The power output and heat rate (or efficiency) of a combined cycle power plant are expressed in the Power Industry at a specified set of “reference conditions”. Some of these reference conditions pertain to the test boundary (eg. ambient air temperature, barometric pressure etc.) while some others pertain to the operating condition (eg. baseload, evaporative cooler status, etc.) within the plant boundary. The process of measuring the actual thermal performance of a combined cycle plant involves conducting a test wherein the plant is operated at the pre-determined set of operating conditions that enable minimizing deviations from the “reference conditions”. It is a well-known fact that despite all efforts made during such a test, the actual boundary and operating conditions that prevail at the time of the test will not necessarily be identical to the pre-defined set of “reference conditions”. Hence, in order to evaluate the performance levels of the plant, one of the essential steps in the testing process is to “correct” the measured power output and heat consumption (or heat rate) for differences that persist between the actual test conditions and the corresponding set of “reference conditions”. This “correction” can be performed by using either a correction curve-based approach or a model-based approach.

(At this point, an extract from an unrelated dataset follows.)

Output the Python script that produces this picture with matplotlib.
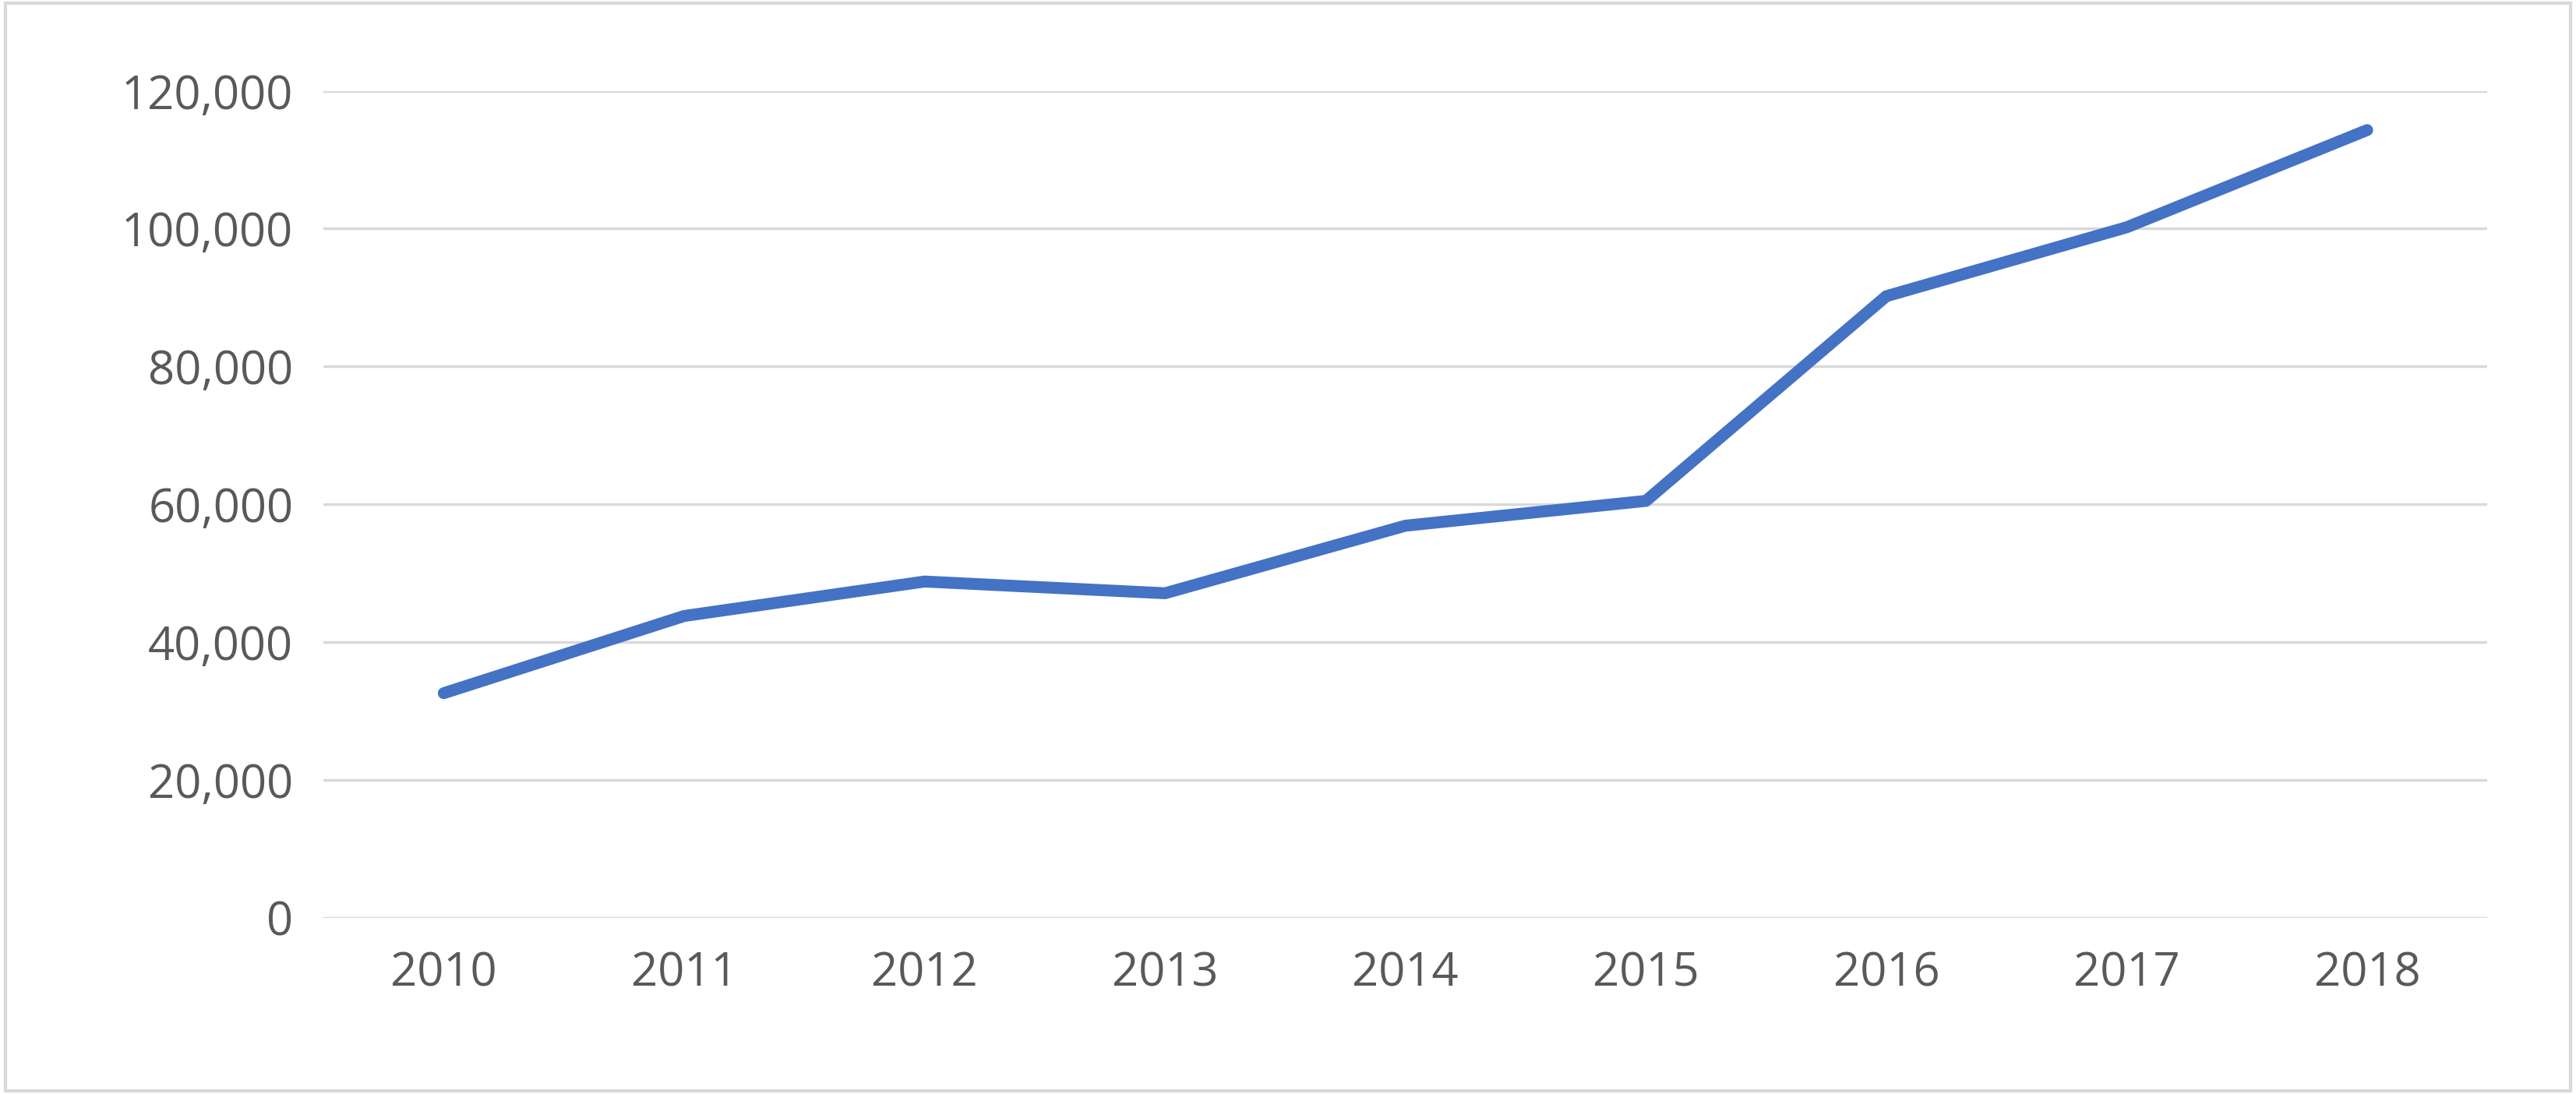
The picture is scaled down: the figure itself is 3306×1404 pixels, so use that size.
import matplotlib
matplotlib.use("Agg")
import matplotlib.pyplot as plt
from matplotlib.ticker import FuncFormatter
from matplotlib.patches import Rectangle

years = ["2010", "2011", "2012", "2013", "2014", "2015", "2016", "2017", "2018"]
values = [32600, 43800, 48800, 47100, 56900, 60500, 90200, 100200, 114300]
yticks = [0, 20000, 40000, 60000, 80000, 100000, 120000]

plt.rcParams['font.family'] = ['Open Sans', 'DejaVu Sans']
fig = plt.figure(figsize=(33.06, 14.04), dpi=100)
ax = fig.add_axes([0.1256, 0.161, 0.84, 0.756])
x = list(range(len(years)))
ax.plot(x, values, color="#4472C4", lw=11, solid_capstyle="round", solid_joinstyle="round", zorder=3)
ax.set_xlim(-0.5, len(years) - 0.5)
ax.set_ylim(0, 120000)
ax.set_yticks(yticks)
ax.yaxis.set_major_formatter(FuncFormatter(lambda v, p: f"{int(v):,}"))
ax.set_xticks(x)
ax.set_xticklabels(years)
ax.grid(axis="y", color="#D9D9D9", lw=2.5)
ax.set_axisbelow(True)
for s in ax.spines.values():
    s.set_visible(False)
ax.tick_params(length=0, labelsize=43, colors="#595959")
ax.tick_params(axis="y", pad=28)
ax.tick_params(axis="x", pad=30)
fig.patches.append(Rectangle((0.002, 0.003), 0.996, 0.994, transform=fig.transFigure,
                             fill=False, edgecolor="#D9D9D9", lw=3))
fig.savefig("out.png", dpi=100)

When a correction curve-based approach is used, the effects of the boundary conditions on the relevant performance parameter (output, heat consumption or heat rate) can be depicted as an additive correction term or as a multiplicative correction term. As such, the corrections to the boundary conditions can be applied as either a) additive or b) multiplicative or c) a combination of additive and multiplicative referred to as “hybrid”. The prevailing industry code for testing combined cycle power plants, ASME PTC 46, has adopted the “hybrid” method while the codes for testing individual equipment (such as PTC 22, PTC 6.2, PTC 6) have adopted either the additive philosophy or the multiplicative philosophy or a “hybrid” philosophy similar to PTC 46.
The purpose of this paper is to present the outcome of a study that compares the three different correction methods utilizing the correction curve approach for a combined cycle power plant. The studies were based on thermodynamic simulations performed on different plant configurations. A key result will be the quantification of the errors associated with the different methods, which are primarily a function of the ability of the different methods to inherently capture the interactions between the various boundary parameters in the correction process and are a representation of the uncertainty associated with the particular correction method. Furthermore, the paper will introduce a new calculation method and provide recommendations that will help improve the accuracies of test results.